Scientific classification
- Kingdom: Animalia
- Phylum: Mollusca
- Class: Gastropoda
- Subclass: Caenogastropoda
- Order: Littorinimorpha
- Family: Assimineidae
- Genus: Angustassiminea
- Species: A. succinea
- Binomial name: Angustassiminea succinea (L. Pfeiffer, 1840)
- Synonyms: List Assiminea modesta H. C. Lea, 1845; Assiminea succinea (L. Pfeiffer, 1840); Paludina succinea L. Pfeiffer, 1840;

= Angustassiminea succinea =

- Authority: (L. Pfeiffer, 1840)
- Conservation status: G5
- Synonyms: Assiminea modesta H. C. Lea, 1845, Assiminea succinea (L. Pfeiffer, 1840), Paludina succinea L. Pfeiffer, 1840

Species of gastropod

Angustassiminea succinea is a species of small operculate snail, a terrestrial gastropod mollusk or micromollusk in the family Assimineidae.

== Description ==
The maximum recorded shell length is 3 mm.

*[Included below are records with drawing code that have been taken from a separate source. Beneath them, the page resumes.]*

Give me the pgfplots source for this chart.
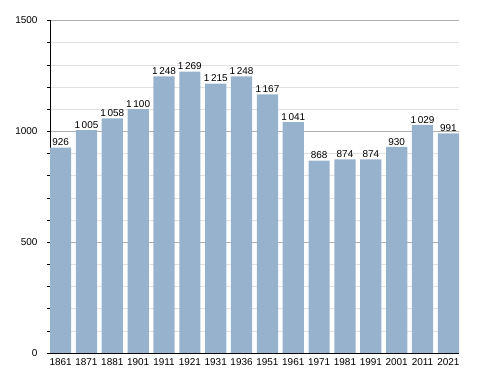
\documentclass[border=0pt]{standalone}
\usepackage{fontspec}
\setmainfont{Liberation Sans}
\usepackage{pgfplots}
\pgfplotsset{compat=1.18}
\definecolor{barblue}{RGB}{151,178,204}
\definecolor{majgrid}{RGB}{175,175,175}
\definecolor{mingrid}{RGB}{224,224,224}
\begin{document}
\begin{tikzpicture}
\path[use as bounding box] (-50bp,-20bp) rectangle (438bp,353bp);
\begin{axis}[
  scale only axis,
  width=409bp, height=332.5bp,
  anchor=south west, at={(0,0)},
  xmin=-0.41, xmax=15.41,
  ymin=0, ymax=1500,
  axis x line*=bottom, axis y line*=left,
  axis line style={black, line width=0.8pt, -},
  xtick=data,
  xticklabels={1861,1871,1881,1901,1911,1921,1931,1936,1951,1961,1971,1981,1991,2001,2011,2021},
  x tick style={draw=none},
  ytick={0,500,1000,1500},
  yticklabels={0,500,1000,1500},
  minor ytick={100,200,300,400,600,700,800,900,1100,1200,1300,1400},
  tick align=outside,
  major tick length=3bp, minor tick length=3bp,
  y tick style={black, line width=0.6pt},
  ymajorgrids, yminorgrids,
  major grid style={majgrid, line width=0.6pt},
  minor grid style={mingrid, line width=0.6pt},
  tick label style={font=\fontsize{10}{12}\selectfont},
  /pgf/number format/assume math mode=true,
  yticklabel style={xshift=-6bp},
  xticklabel style={yshift=1bp},
  ybar, bar width=0.82,
  nodes near coords,
  every node near coord/.append style={font=\fontsize{10}{12}\selectfont, black, inner sep=1.5bp, /pgf/number format/1000 sep={\,}},
]
\addplot[fill=barblue, draw=none] coordinates {
(0,926) (1,1005) (2,1058) (3,1100) (4,1248) (5,1269) (6,1215) (7,1248)
(8,1167) (9,1041) (10,868) (11,874) (12,874) (13,930) (14,1029) (15,991)};
\end{axis}
\end{tikzpicture}
\end{document}
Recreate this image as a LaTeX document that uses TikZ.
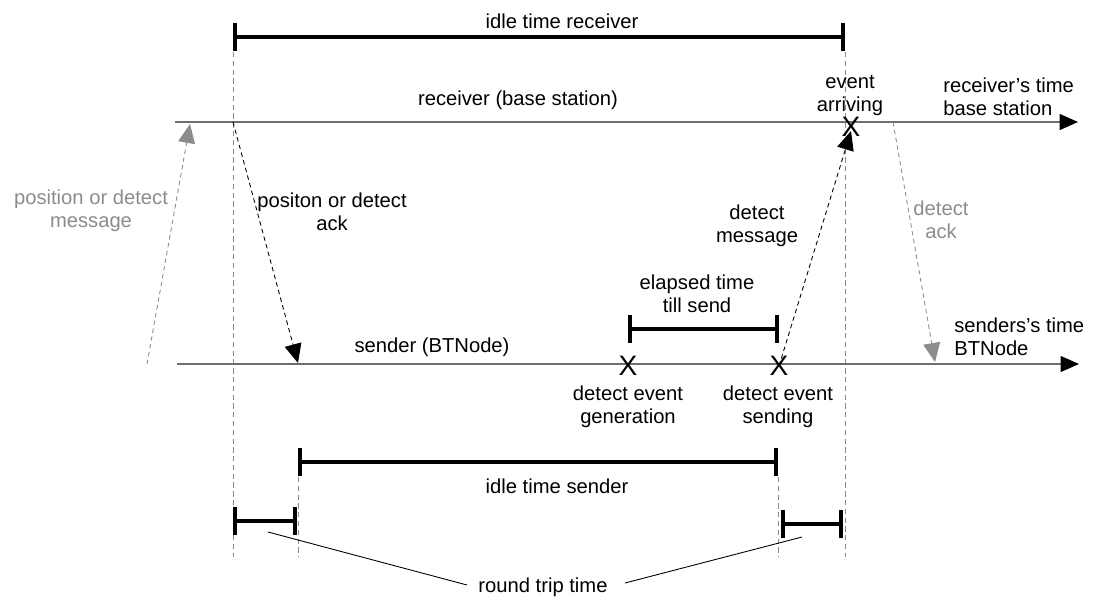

(Original description in Latin) The shell is conical, smooth translucent and amber-colored. It is imperforate. It has five whorls, with the body whorl being ventricose. The margin of the aperture is slightly thickened and whitish.

==Distribution and habitat==
Angustassiminea succinea has been found in Mexico, Belize, northern South America, and on the western shores of the Atlantic Ocean and the Caribbean Sea. The maximum recorded depth is 4m.